* Set exercise
Print exactly the lines from the first one down to the line containing "Chart.register(...registerables);", both ends included, with no pictures and nothing else.

* Provided material
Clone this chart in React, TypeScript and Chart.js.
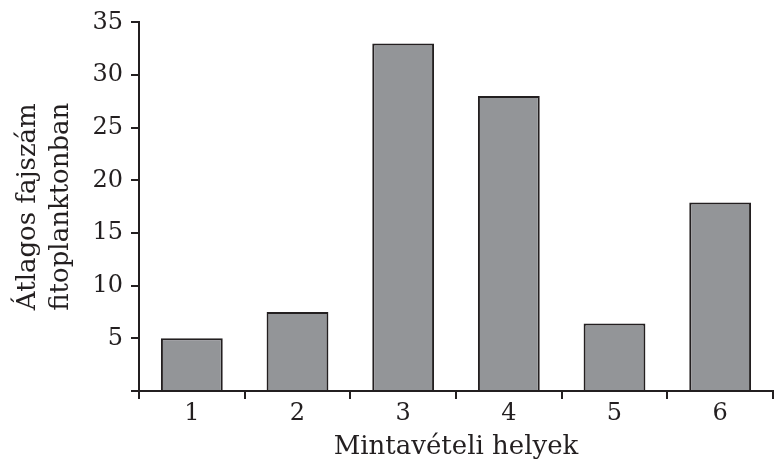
import React, { useEffect, useRef } from "react";
import { Chart, registerables } from "chart.js";

Chart.register(...registerables);

const categories = ["1", "2", "3", "4", "5", "6"];
const values = [5.0, 7.5, 33.0, 28.0, 6.4, 17.9];
const yTicks = [0, 5, 10, 15, 20, 25, 30, 35];
const yTitle = ["Átlagos fajszám", "fitoplanktonban"];
const xTitle = "Mintavételi helyek";

const INK = "#231f20";
const FONT = "'DejaVu Serif', serif";

export default function App() {
  const ref = useRef<HTMLCanvasElement>(null);
  useEffect(() => {
    const chart = new Chart(ref.current!, {
      type: "bar",
      data: {
        labels: categories,
        datasets: [
          {
            data: values,
            backgroundColor: "#939598",
            borderColor: INK,
            borderWidth: 2,
            categoryPercentage: 1,
            barPercentage: 0.585,
          },
        ],
      },
      options: {
        responsive: false,
        animation: false,
        layout: { padding: { top: 9, right: 1, left: 0, bottom: 0 } },
        plugins: { legend: { display: false }, tooltip: { enabled: false } },
        scales: {
          x: {
            offset: true,
            grid: {
              offset: true,
              drawOnChartArea: false,
              drawTicks: true,
              tickLength: 8,
              color: INK,
              lineWidth: 2,
            },
            border: { display: true, color: INK, width: 2 },
            ticks: { color: INK, font: { family: FONT, size: 24 }, padding: 0, maxRotation: 0 },
            title: {
              display: true,
              text: xTitle,
              color: INK,
              font: { family: FONT, size: 26, lineHeight: 1.2 },
              padding: { top: 0, bottom: 3 },
            },
            afterFit: (s: any) => {
              s.height = 75;
            },
          },
          y: {
            min: 0,
            max: 35,
            afterBuildTicks: (s: any) => {
              s.ticks = yTicks.map((v) => ({ value: v }));
            },
            grid: {
              drawOnChartArea: false,
              drawTicks: true,
              tickLength: 8,
              color: INK,
              lineWidth: 2,
            },
            border: { display: true, color: INK, width: 2 },
            ticks: {
              color: INK,
              font: { family: FONT, size: 24 },
              padding: 8,
              callback: (v: any) => (v === 0 ? "" : String(v)),
            },
            title: {
              display: true,
              text: yTitle,
              color: INK,
              font: { family: FONT, size: 26, lineHeight: 1.27 },
              padding: { top: 12, bottom: 0 },
            },
            afterFit: (s: any) => {
              s.width = 139;
            },
          },
        },
      },
    });
    return () => chart.destroy();
  }, []);
  return (
    <div style={{ position: "absolute", left: 0, top: 0, width: 774, height: 466 }}>
      <canvas ref={ref} width={774} height={466} />
    </div>
  );
}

* In response
Clone this chart in React, TypeScript and Chart.js.
import React, { useEffect, useRef } from "react";
import { Chart, registerables } from "chart.js";

Chart.register(...registerables);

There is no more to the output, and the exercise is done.